Python multithreading solution
Here, we will create a simple stochastic calculation of pi, and then parallelize it using multiprocessing (and multithreading to compare).
import random
def sample(n):
"""Make n trials of points in the square. Return (n, number_in_circle)
This is our basic function. By design, it returns everything it\
needs to compute the final answer: both n (even though it is an input
argument) and n_inside_circle. To compute our final answer, all we
have to do is sum up the n:s and the n_inside_circle:s and do our
computation"""
n_inside_circle = 0
for i in range(n):
x = random.random()
y = random.random()
if x**2 + y**2 < 1.0:
n_inside_circle += 1
return n, n_inside_circle
%%timeit
# Do it just for timing
n, n_inside_circle = sample(10**6)
598 ms ± 29.4 ms per loop (mean ± std. dev. of 7 runs, 1 loop each)
# Do the actual calculation (the previous result doesn't get saved)
n, n_inside_circle = sample(10**6)
This is the “calculate answer” phase.
pi = 4.0 * (n_inside_circle / n)
pi
3.144548
Do it in parallel with multiprocessing
This divides the calculation into 10 tasks and runs sample
on each of them. Then it re-combines the results.
import multiprocessing.pool
pool = multiprocessing.pool.Pool()
# The default pool makes one process per CPU
%%timeit
# Do it once to time it
results = pool.map(sample, [10**5] * 10)
320 ms ± 38.2 ms per loop (mean ± std. dev. of 7 runs, 1 loop each)
# Do it again to get the results, since the results of the above
# cell aren't accessible because of the %%timeit magic.
results = pool.map(sample, [10**5] * 10)
pool.close()
n_sum = sum(x[0] for x in results)
n_inside_circle_sum = sum(x[1] for x in results)

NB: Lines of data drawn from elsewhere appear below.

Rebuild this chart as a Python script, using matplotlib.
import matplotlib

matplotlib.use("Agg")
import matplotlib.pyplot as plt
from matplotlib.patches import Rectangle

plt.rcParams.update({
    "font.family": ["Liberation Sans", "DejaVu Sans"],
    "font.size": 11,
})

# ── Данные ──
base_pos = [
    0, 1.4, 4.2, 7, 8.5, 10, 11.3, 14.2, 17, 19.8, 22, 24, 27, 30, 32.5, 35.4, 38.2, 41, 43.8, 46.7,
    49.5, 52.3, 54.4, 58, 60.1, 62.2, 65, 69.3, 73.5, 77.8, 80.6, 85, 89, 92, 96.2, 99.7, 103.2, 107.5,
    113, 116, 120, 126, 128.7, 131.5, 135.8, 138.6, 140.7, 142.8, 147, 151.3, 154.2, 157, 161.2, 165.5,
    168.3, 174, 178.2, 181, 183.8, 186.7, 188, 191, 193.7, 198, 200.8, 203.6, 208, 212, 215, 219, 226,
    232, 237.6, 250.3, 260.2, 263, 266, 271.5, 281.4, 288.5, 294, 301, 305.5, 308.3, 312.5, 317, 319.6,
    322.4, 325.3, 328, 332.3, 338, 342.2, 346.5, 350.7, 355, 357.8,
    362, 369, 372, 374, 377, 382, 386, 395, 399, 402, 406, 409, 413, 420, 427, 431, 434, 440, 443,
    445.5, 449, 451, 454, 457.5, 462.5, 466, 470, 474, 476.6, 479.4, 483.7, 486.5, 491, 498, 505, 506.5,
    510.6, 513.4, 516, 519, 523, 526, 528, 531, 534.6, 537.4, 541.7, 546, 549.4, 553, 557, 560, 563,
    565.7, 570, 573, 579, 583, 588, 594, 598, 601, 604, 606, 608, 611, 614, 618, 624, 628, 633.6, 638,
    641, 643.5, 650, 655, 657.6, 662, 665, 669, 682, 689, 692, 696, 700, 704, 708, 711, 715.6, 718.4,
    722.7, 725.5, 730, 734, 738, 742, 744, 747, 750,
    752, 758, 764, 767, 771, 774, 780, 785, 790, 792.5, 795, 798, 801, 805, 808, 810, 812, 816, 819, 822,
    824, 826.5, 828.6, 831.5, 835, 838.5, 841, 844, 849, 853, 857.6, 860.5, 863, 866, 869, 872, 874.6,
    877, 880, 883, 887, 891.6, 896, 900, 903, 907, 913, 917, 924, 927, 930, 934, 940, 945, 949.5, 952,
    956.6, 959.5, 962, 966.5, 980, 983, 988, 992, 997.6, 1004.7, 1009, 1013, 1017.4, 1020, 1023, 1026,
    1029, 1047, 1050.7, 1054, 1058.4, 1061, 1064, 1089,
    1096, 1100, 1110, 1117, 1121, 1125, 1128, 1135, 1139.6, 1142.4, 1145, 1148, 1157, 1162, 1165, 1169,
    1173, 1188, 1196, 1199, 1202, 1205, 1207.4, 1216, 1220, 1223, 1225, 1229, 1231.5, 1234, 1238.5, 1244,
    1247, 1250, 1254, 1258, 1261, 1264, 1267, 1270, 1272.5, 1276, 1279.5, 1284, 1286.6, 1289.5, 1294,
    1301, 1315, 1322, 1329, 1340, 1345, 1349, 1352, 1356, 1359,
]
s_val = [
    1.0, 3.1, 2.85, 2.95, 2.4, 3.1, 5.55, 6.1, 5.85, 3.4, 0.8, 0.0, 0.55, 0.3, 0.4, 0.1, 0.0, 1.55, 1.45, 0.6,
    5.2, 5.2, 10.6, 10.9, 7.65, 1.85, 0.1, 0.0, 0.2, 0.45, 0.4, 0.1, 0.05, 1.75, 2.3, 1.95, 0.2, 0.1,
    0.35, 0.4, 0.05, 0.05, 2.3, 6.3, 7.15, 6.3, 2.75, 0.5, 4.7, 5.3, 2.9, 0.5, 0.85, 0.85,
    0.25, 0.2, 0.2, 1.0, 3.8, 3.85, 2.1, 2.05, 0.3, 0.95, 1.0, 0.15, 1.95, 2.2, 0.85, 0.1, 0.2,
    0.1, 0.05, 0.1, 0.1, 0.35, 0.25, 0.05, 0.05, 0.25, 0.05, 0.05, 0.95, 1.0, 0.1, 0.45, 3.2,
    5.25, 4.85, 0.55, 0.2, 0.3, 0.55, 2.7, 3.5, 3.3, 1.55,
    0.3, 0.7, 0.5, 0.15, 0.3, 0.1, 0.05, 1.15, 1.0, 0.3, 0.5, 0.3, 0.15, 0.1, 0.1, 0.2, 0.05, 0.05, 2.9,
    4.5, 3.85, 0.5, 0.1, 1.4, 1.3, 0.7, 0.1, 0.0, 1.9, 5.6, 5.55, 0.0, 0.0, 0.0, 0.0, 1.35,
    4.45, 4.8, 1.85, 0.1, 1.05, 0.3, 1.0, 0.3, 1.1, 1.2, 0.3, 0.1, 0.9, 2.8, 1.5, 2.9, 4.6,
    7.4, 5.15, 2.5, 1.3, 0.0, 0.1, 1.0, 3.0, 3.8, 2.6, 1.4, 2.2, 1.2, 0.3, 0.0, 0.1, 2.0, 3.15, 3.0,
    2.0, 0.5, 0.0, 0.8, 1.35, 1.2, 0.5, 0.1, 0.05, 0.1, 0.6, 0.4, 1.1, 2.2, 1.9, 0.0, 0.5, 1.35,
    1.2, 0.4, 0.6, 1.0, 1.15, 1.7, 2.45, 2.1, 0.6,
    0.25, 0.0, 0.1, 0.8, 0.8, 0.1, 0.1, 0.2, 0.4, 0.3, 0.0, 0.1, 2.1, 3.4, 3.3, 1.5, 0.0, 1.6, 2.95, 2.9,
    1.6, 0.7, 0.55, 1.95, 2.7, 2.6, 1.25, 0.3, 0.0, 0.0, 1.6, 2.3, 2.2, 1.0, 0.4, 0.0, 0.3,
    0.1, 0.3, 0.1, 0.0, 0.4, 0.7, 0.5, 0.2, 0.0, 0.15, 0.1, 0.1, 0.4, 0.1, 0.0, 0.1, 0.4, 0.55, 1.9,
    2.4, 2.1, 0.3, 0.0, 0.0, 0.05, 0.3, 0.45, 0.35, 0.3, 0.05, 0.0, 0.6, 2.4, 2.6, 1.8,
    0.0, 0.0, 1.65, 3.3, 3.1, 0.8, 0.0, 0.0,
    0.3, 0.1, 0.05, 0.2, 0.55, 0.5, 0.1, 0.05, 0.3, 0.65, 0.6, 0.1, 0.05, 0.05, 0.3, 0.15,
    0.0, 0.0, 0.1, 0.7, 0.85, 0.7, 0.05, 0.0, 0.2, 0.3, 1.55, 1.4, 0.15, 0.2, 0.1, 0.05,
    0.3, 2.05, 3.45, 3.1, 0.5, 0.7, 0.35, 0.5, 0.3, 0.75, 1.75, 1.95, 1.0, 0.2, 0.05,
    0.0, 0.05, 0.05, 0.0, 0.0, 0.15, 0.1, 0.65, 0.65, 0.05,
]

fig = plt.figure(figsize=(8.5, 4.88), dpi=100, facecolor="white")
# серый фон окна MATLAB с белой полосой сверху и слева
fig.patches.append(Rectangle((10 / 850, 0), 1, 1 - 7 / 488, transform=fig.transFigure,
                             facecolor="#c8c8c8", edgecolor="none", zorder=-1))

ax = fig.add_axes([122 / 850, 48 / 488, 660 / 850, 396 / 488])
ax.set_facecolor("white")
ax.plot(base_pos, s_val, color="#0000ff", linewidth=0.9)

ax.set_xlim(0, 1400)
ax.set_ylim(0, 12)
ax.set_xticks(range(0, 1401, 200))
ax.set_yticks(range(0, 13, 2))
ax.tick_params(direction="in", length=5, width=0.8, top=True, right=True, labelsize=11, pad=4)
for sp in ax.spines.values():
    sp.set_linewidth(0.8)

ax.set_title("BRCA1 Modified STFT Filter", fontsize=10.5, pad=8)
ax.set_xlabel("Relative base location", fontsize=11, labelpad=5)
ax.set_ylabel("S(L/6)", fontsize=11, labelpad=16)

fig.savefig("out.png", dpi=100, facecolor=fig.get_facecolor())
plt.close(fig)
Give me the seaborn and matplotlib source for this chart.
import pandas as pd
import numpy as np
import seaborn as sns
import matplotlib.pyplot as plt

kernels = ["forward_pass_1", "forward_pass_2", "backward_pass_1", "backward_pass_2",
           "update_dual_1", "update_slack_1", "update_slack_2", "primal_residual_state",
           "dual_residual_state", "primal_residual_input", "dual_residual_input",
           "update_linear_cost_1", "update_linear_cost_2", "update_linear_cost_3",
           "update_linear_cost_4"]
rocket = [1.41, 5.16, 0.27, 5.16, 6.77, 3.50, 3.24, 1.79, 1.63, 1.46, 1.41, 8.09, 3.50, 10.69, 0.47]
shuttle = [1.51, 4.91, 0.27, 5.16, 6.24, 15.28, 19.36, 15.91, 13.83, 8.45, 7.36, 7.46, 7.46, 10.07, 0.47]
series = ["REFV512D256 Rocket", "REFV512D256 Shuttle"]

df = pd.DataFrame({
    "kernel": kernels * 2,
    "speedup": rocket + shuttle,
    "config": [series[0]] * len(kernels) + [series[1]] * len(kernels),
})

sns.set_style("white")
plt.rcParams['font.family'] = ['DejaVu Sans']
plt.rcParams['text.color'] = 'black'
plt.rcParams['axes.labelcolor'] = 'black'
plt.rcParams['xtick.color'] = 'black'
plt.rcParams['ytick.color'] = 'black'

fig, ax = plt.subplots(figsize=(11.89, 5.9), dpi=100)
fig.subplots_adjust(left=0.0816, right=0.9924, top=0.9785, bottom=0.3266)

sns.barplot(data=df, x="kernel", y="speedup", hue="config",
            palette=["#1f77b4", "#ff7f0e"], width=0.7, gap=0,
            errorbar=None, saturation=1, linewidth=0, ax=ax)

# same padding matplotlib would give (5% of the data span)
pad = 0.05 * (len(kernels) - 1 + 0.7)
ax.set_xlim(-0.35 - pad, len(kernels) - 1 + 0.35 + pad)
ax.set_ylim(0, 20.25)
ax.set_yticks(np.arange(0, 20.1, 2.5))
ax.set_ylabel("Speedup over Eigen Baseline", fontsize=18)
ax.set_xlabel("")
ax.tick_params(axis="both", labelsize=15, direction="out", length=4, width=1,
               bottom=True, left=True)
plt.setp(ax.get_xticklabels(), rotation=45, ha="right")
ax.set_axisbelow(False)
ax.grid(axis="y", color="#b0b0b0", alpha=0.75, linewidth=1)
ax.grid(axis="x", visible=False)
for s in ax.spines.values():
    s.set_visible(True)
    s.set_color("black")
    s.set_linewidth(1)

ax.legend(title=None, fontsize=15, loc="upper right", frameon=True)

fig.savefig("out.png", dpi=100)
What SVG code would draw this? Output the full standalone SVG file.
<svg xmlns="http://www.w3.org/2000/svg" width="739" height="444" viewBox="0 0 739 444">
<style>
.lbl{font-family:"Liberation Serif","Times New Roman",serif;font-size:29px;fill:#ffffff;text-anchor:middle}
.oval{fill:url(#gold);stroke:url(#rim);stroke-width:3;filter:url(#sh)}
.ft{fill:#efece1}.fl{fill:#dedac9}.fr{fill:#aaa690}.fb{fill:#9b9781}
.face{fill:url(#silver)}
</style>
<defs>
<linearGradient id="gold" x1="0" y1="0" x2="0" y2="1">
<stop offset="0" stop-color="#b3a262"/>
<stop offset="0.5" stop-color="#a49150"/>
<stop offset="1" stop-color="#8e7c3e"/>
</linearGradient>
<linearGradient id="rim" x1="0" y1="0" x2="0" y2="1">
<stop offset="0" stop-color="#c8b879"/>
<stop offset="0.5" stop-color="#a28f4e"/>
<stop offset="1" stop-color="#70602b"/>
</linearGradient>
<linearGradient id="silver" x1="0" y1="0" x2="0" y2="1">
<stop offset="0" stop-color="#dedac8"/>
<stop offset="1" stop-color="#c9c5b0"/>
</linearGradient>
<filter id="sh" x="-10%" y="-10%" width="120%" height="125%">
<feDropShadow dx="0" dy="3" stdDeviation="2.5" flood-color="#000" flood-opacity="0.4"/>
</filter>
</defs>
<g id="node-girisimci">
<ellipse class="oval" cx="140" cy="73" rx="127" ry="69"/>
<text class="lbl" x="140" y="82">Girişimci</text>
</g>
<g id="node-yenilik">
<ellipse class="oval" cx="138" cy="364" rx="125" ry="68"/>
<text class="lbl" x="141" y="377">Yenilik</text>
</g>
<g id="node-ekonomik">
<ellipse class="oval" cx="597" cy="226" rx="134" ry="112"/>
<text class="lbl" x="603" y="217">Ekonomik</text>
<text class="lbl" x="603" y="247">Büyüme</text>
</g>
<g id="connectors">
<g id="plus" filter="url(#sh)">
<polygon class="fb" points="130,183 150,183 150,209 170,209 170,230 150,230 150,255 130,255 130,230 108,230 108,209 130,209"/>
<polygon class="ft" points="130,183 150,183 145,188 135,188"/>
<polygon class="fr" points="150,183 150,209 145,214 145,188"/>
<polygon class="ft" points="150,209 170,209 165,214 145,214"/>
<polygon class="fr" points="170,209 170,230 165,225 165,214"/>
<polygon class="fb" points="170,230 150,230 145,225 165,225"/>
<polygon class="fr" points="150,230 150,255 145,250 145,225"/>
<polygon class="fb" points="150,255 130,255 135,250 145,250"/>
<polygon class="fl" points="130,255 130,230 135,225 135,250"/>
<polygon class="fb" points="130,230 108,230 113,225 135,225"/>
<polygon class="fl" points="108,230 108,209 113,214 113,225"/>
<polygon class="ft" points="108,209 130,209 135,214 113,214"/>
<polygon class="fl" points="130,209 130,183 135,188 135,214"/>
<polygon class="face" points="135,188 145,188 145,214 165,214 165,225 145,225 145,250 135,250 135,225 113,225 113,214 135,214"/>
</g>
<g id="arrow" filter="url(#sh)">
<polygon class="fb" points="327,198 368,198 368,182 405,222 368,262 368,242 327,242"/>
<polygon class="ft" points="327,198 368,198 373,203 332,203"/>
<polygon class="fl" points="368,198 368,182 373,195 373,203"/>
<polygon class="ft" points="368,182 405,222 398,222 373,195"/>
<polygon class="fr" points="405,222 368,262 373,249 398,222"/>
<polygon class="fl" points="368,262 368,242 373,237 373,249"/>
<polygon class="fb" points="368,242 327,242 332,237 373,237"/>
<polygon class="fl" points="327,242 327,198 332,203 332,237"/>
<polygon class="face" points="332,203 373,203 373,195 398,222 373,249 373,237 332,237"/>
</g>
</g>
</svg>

pi = 4.0 * (n_inside_circle_sum / n_sum)
pi
3.140768
Do it in “parallel” with threads
To compare. This should not be any faster, because the multiple Python functions can not run at the same time in the same process.
threadpool = multiprocessing.pool.ThreadPool()
%%timeit -o
# Do it once to time it
threadpool.map(sample, [10**5] * 10)
635 ms ± 28.9 ms per loop (mean ± std. dev. of 7 runs, 1 loop each)
<TimeitResult : 635 ms ± 28.9 ms per loop (mean ± std. dev. of 7 runs, 1 loop each)>
# Do it again to get the results, since the results of the above
# cell aren't accessible because of the %%timeit magic.
results = threadpool.map(sample, [10**5] * 10)
threadpool.close()
n_sum = sum(x[0] for x in results)
n_inside_circle_sum = sum(x[1] for x in results)
pi = 4.0 * (n_inside_circle_sum / n_sum)
pi
3.142388
Future ideas
You could make a separate calculate
function that take a list of results and returns pi. This can be used regardless of if it is done with multiprocessing or without.
Notice the similarity to split-apply-combine or map-reduce which is a specialization of split-apply-combine.